Den Tophits sei Dank

TNAF-1111 gerade noch gerettet - So waren The Naked And Famous in Zürich

Spannender Start, mässige Bordunterhaltung und eine gelungene Landung: Die Beschreibung eines Fluges oder die Umschreibung des gestrigen Auftritts von The Naked And Famous im Komplex 457 in Zürich.
Schräglage überstanden: The Naked And Famous gestern im Komplex 457.
Schräglage überstanden: The Naked And Famous gestern im Komplex 457.Photo: instagram.com/openairguide
Die erste Erkenntnis des Abends vorweg: Im Vergleich zum Debakel am vergangenen Mittwoch bei den Crystal Fighters präsentierte sich die Soundabmischung im Komplex 457 gestern Abend bei The Naked And Famous deutlich besser. Die Veranstalter durften sich zudem über eine überaus gut besuchte Location freuen, was sich unter anderem darin äusserte, dass auch die Galerie mit Zuschauern besetzt war, die an diesem Abend dem Synthie-Pop-Quintett aus Neuseeland den Vorzug gegeben hatten gegenüber bemitleidenswerten TV-Figuren, die zu selber Zeit Rosen verteilten/erhielten und Nacktfotos verschicken, um wenigstens etwas berühmt zu werden.. (Gesuchte Bachelor-Naked And Famous-Brücke schlagen: Check.)

Mehr Druck

Anyway, der Auftakt in das 75-minütige Konzert um die beiden Hauptdarsteller - die herzliche Sängerin Alisa Xayalith mit blondiertem Kurzhaarschnitt und Produzent/Gitarrist/Zweitsänger Thom Powers - fiel äusserst verheissungsvoll aus. Der spannende Opener «A Stillness» steigerte sich dramatisch vom akustischen Gitarrenthema zum rauschenden Schlagzeugdonner der Marke Industrial. Und auch das nachfolgende «Hearts Like Ours» offenbarte, dass bei The Naked And Famous die rockige Komponente auf der Bühne viel stärker zur Geltung kommt als in der Produktion. Die herausstechenden E-Gitarrenriffs von Powers taten der ersten Single ihres zweiten Albums live spürbar gut.
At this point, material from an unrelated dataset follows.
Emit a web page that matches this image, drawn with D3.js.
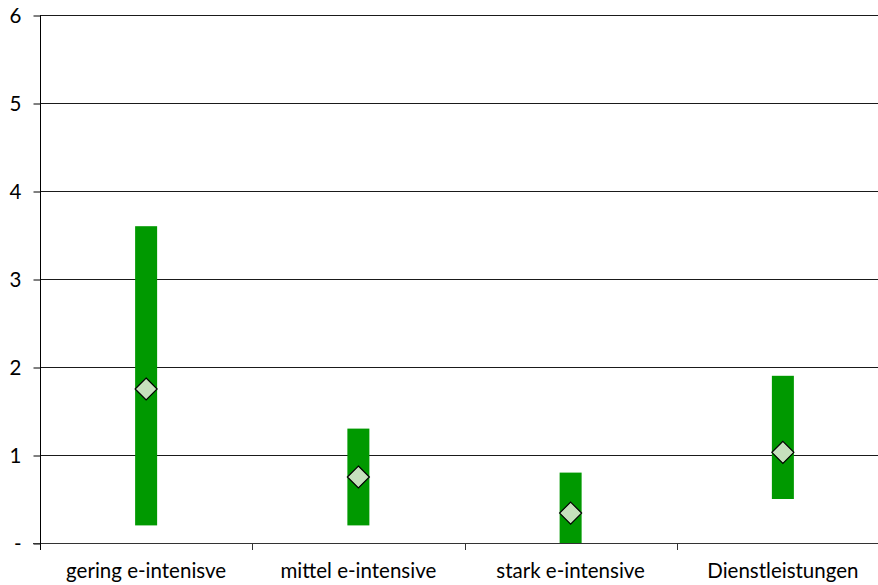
<!DOCTYPE html>
<html>
<head>
<meta charset="utf-8">
<script src="https://cdn.jsdelivr.net/npm/d3@7"></script>
<style>
  html, body { margin: 0; padding: 0; background: #fff; overflow: hidden; }
  svg text { font-family: Lato, "Open Sans", sans-serif; fill: #000; }
</style>
</head>
<body>
<svg id="chart" width="878" height="585"></svg>
<script>
// Ranges per sector: lower bound, upper bound and central estimate
const categories = ["gering e-intenisve", "mittel e-intensive", "stark e-intensive", "Dienstleistungen"];
const lowValues  = [0.2, 0.2, 0.0, 0.5];
const highValues = [3.6, 1.3, 0.8, 1.9];
const midValues  = [1.75, 0.75, 0.34, 1.03];
const yTicks = [0, 1, 2, 3, 4, 5, 6];
const yTickLabels = ["-", "1", "2", "3", "4", "5", "6"];

const svg = d3.select("#chart");
const plotLeft = 40, plotRight = 889, plotTop = 15, plotBottom = 543;
const fontSize = 20.5;

const x = d3.scaleBand().domain(categories).range([plotLeft, plotRight]);
const y = d3.scaleLinear().domain([0, 6]).range([plotBottom, plotTop]);

// horizontal gridlines
svg.append("g")
  .selectAll("line")
  .data(yTicks.filter(d => d > 0))
  .join("line")
  .attr("x1", plotLeft).attr("x2", plotRight)
  .attr("y1", d => y(d) + 0.5).attr("y2", d => y(d) + 0.5)
  .attr("stroke", "#1a1a1a").attr("stroke-width", 1);

// y axis
const yAxis = d3.axisLeft(y)
  .tickValues(yTicks)
  .tickFormat((d, i) => yTickLabels[i])
  .tickSize(7)
  .tickPadding(12);
const gy = svg.append("g").attr("transform", `translate(${plotLeft + 0.5},0.5)`).call(yAxis);
gy.select(".domain").attr("stroke", "#000").attr("d", `M0,${plotTop}V${plotBottom}`);
gy.selectAll(".tick line").attr("stroke", "#000");
gy.selectAll(".tick text").attr("font-size", fontSize).style("font-family", "Lato, 'Open Sans', sans-serif");

// x axis with tick marks between categories
const boundaries = categories.slice(1).map(c => x(c));
const gx = svg.append("g");
gx.append("line")
  .attr("x1", plotLeft - 7).attr("x2", plotRight)
  .attr("y1", plotBottom + 0.5).attr("y2", plotBottom + 0.5)
  .attr("stroke", "#333");
gx.append("line")
  .attr("x1", plotLeft + 0.5).attr("x2", plotLeft + 0.5)
  .attr("y1", plotBottom).attr("y2", plotBottom + 7)
  .attr("stroke", "#000");
gx.selectAll("line.sep")
  .data(boundaries)
  .join("line")
  .attr("class", "sep")
  .attr("x1", d => Math.round(d) + 0.5).attr("x2", d => Math.round(d) + 0.5)
  .attr("y1", plotBottom).attr("y2", plotBottom + 7)
  .attr("stroke", "#333");
gx.selectAll("text")
  .data(categories)
  .join("text")
  .attr("x", d => x(d) + x.bandwidth() / 2)
  .attr("y", plotBottom + 35)
  .attr("text-anchor", "middle")
  .attr("font-size", fontSize)
  .text(d => d);

// range bars
const barW = 22;
svg.append("g")
  .selectAll("rect")
  .data(categories)
  .join("rect")
  .attr("x", d => x(d) + x.bandwidth() / 2 - barW / 2)
  .attr("width", barW)
  .attr("y", (d, i) => y(highValues[i]))
  .attr("height", (d, i) => y(lowValues[i]) - y(highValues[i]))
  .attr("fill", "#009900");

// central estimate markers
const half = 11;
svg.append("g")
  .selectAll("path")
  .data(categories)
  .join("path")
  .attr("transform", (d, i) => `translate(${x(d) + x.bandwidth() / 2},${y(midValues[i])})`)
  .attr("d", `M0,${-half}L${half},0L0,${half}L${-half},0Z`)
  .attr("fill", "#c6e0bd")
  .attr("stroke", "#000")
  .attr("stroke-width", 1.2);
</script>
</body>
</html>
Im ähnlichen Stil ging es weiter. Zum aktuellen Titeltrack «Rolling Waves» holte sich Xayalith auf sympathische Art die Mitsinghilfe des Publikums für den Refrain ein und das radioheadhafte «The Sun» vermochte zu fesseln, obwohl - oder vielleicht gerade weil - neben den beiden flüsternden Stimmen der Sänger wenig in diesem Song passierte.

Spannungsbarometer Publikum

Damit kam dann jedoch der schleichende Knackpunkt. Rund um den Mittelteil der Show gelang es der Band nicht mehr, den Spannungsbogen aufrechtzuerhalten. Stück für Stück plätscherte dahin. Da half das Autotune bei «Grow Old» nicht, der 80er-Kitsch von «All Of This» genauso wenig. Irgendwas fehlte - und das machte sich auch im Publikum bemerkbar. Song vorbei, Geschwätz an. Normalerweise genügt die Gesprächslautstärke der Zuschauer nicht als Kriterium, hier widerspiegelte sie aber das stark nachlassende Geschehen auf der Bühne ziemlich gut.

Da brauchte es schon die zwei Kracher, um den Karren noch aus dem Dreck ziehen zu können. Die eisigen ersten Synthietöne von «Punching In A Dream» liessen die Diskussionen zunächst verstummen, brachten wieder etwas Bewegung in das stimmungsmässig keineswegs enttäuschende Publikum und sollten einen ansprechenden Schlussteil einläuten.

Die Rettung zum Schluss

Zur endgültigen Zufriedenheit benötigte es aber noch einmal etwas Anlauf, die schliesslich der abschliessende Überhit «Young Blood» lieferte. Die vier auf bogenartigen Gerüsten auf der Bühne postierten Lichtelemente rechtfertigten (endlich) ihre Aufstellung und auch dramaturgisch passte es wieder. Mehrere Sekunden standen The Naked And Famous nach getaner Arbeit im Dunkeln, erster Beifall ertönte, als überraschend nochmals der «Yeah, Yeah, Yeah»-Refrain einsetzte.

In letzter Minute hatten die Neuseeländer die Kurve gerade noch gekriegt - oder um im Flugjargon zu bleiben: Nach einer Warteschleife nochmals durchgestartet und dann auf den Punkt gelandet. Auch eine Variante, eine mässig unterhaltendee Reiseflugphase vergessen zu machen.